The 2018 UAA Juried Student Art Show opened its doors on April 12 and will remain open to the public to view until April 27. Pieces were selected for awards by juror David Mollett from University of Alaska Fairbanks’ Arts Department.
A juried art show is when a juror, normally someone with a lot of experience in the field, judges and rates works of art and decides which pieces are the best, according to their standards.
The juror for this years art show, David Mollett, is a Fairbanks resident and a faculty member at UAF. Mollett has had his artwork shown at most public exhibitions in Alaska, and is known for his “strongly delineated forms, bright colors, and tight structuring.” He owns and operates the Well Street Art Company in Fairbanks, a gallery for contemporary art.

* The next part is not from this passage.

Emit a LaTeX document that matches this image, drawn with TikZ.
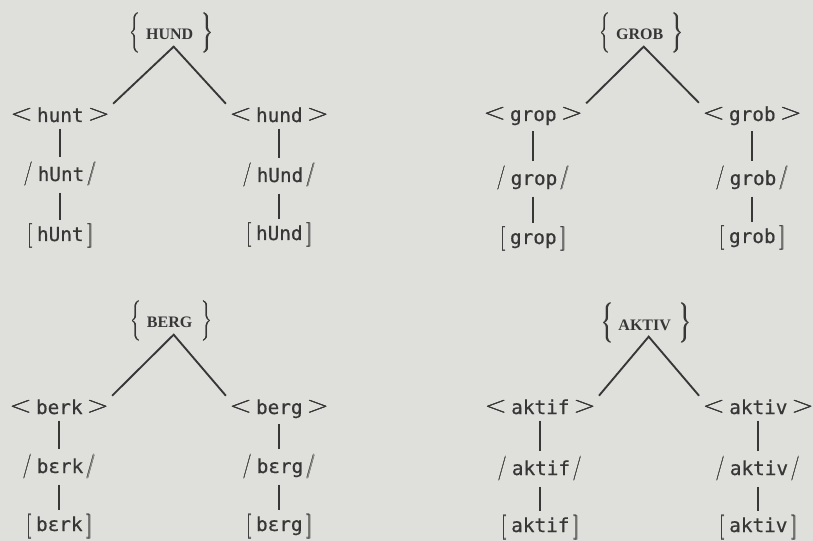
\documentclass[tikz,border=0pt]{standalone}
\usepackage{fontspec}
\usepackage{graphicx}
\newfontfamily\txtfont{DejaVu Sans Mono}[FakeBold=0.6]
\newfontfamily\capsfont{Liberation Serif}
\definecolor{paper}{RGB}{223,223,220}
\definecolor{ink}{RGB}{55,55,55}
\newcommand\heavy[1]{{\setbox0\hbox{#1}\rlap{\kern.45pt\copy0}\rlap{\kern.22pt\raise.3pt\copy0}\box0}}
\newcommand\dlm[1]{\heavy{\fontsize{10}{12}\selectfont$#1$}}
\newcommand\angl[1]{\heavy{\scalebox{1.25}[1]{\fontsize{18}{20}\selectfont$#1$}}}
\newcommand\lexeme[1]{\raisebox{2.75pt}{\dlm{\Bigg\{}}\hspace{4.5pt}{\capsfont\bfseries\fontsize{12}{14}\selectfont #1}\hspace{6.5pt}\raisebox{2.75pt}{\dlm{\Bigg\}}}}
\newcommand\grapheme[1]{\raisebox{1.1pt}{\angl{<}}\hspace{3.5pt}#1\hspace{3pt}\raisebox{1.1pt}{\angl{>}}}
\newcommand\phoneme[1]{\raisebox{2.4pt}{\scalebox{.75}[1]{\dlm{\Big/}}}\hspace{4pt}#1\hspace{2.5pt}\raisebox{2.4pt}{\scalebox{.75}[1]{\dlm{\Big/}}}}
\newcommand\phone[1]{\raisebox{0.9pt}{\dlm{\Big[}}\hspace{3.5pt}#1\hspace{3pt}\raisebox{0.9pt}{\dlm{\Big]}}}
\begin{document}
\begin{tikzpicture}[x=.75pt,y=-.75pt,line width=1.4pt,color=ink,
  every node/.style={inner sep=2pt,anchor=base,font=\txtfont\fontsize{14.5}{17}\selectfont}]
\useasboundingbox (0,0) rectangle (813,541);
\fill[paper] (0,0) rectangle (813,541);
\node (hund) at (171,40) {\lexeme{HUND}};
\node (a) at (60,122) {\grapheme{hunt}};
\node (a2) at (60,181) {\phoneme{hUnt}};
\node (a3) at (60,241) {\phone{hUnt}};
\node (b) at (279,122) {\grapheme{hund}};
\node (b2) at (279,182) {\phoneme{hUnd}};
\node (b3) at (279,240) {\phone{hUnd}};
\node (grob) at (641,40) {\lexeme{GROB}};
\node (c) at (533,121) {\grapheme{grop}};
\node (c2) at (533,185) {\phoneme{grop}};
\node (c3) at (533,244) {\phone{grop}};
\node (d) at (752,121) {\grapheme{grob}};
\node (d2) at (752,185) {\phoneme{grob}};
\node (d3) at (752,243) {\phone{grob}};
\node (berg) at (171,328) {\lexeme{BERG}};
\node (e) at (59,414) {\grapheme{berk}};
\node (e2) at (59,473) {\phoneme{bɛrk}};
\node (e3) at (59,531) {\phone{bɛrk}};
\node (f) at (279,414) {\grapheme{berg}};
\node (f2) at (279,473) {\phoneme{bɛrg}};
\node (f3) at (279,531) {\phone{bɛrg}};
\node (aktiv) at (646,330) {\lexeme{AKTIV}};
\node (g) at (540,414) {\grapheme{aktif}};
\node (g2) at (540,475) {\phoneme{aktif}};
\node (g3) at (540,532) {\phone{aktif}};
\node (h) at (758,414) {\grapheme{aktiv}};
\node (h2) at (758,475) {\phoneme{aktiv}};
\node (h3) at (758,532) {\phone{aktiv}};
\foreach \t/\l/\r in {hund/a/b,grob/c/d,berg/e/f,aktiv/g/h}{
  \draw (\l.north east)--([xshift=2pt,yshift=-5pt]\t.base)--(\r.north west);
}
\foreach \p in {a,b,c,d,e,f,g,h}{
  \draw[shorten <=2pt,shorten >=1pt] (\p)--(\p2);
  \draw[shorten <=2pt] (\p2)--(\p3);
}
\end{tikzpicture}
\end{document}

“Each year we hire a new juror. We try to select new jurors based on their area of expertise to keep things varied every year,” Tyler Teese, student worker at the Hugh McPeck Gallery, said.
The Juried Student Art Show started around 30 years ago as a way to allow students to display their art in a public setting and to provide the chance to get feedback from professionals in the field.
“If you are going to be an artist, graphic designer, or musician, it is all about building a following,” Sarah Haley, student manager of the Hugh McPeck Gallery, said. “We really want to get students’ artwork out there so people can know who the artists are as they are graduating, they can build a portfolio, they have experience, they have had exhibitions, so it is ultimately giving them experience so that they can succeed in the future.”
Something that catches the attention of most participants, according to Haley, is the $500 prize that is awarded to the winning piece.
Artists in previous shows have ranged across art majors, to math and engineering majors.
“What is really nice about this is that everyone can submit a piece, it is not just limited to art majors,” Haley said.
Artists who submit their artwork can either choose to sell it after the show is over, or they can pick their piece up after the exhibition closes.
“The most expensive piece ever sold was sold for around $1,500. It was a very large life-like ceramic, so it took a lot of work to make it,” Haley said. “Artists like to see that there is a demand for their artwork.”
The Hugh McPeck Gallery is open from 8 a.m. to 5:30 p.m. Monday through Thursday, and 10 a.m. to 5:30 p.m. on Friday. Entrance to the gallery is free.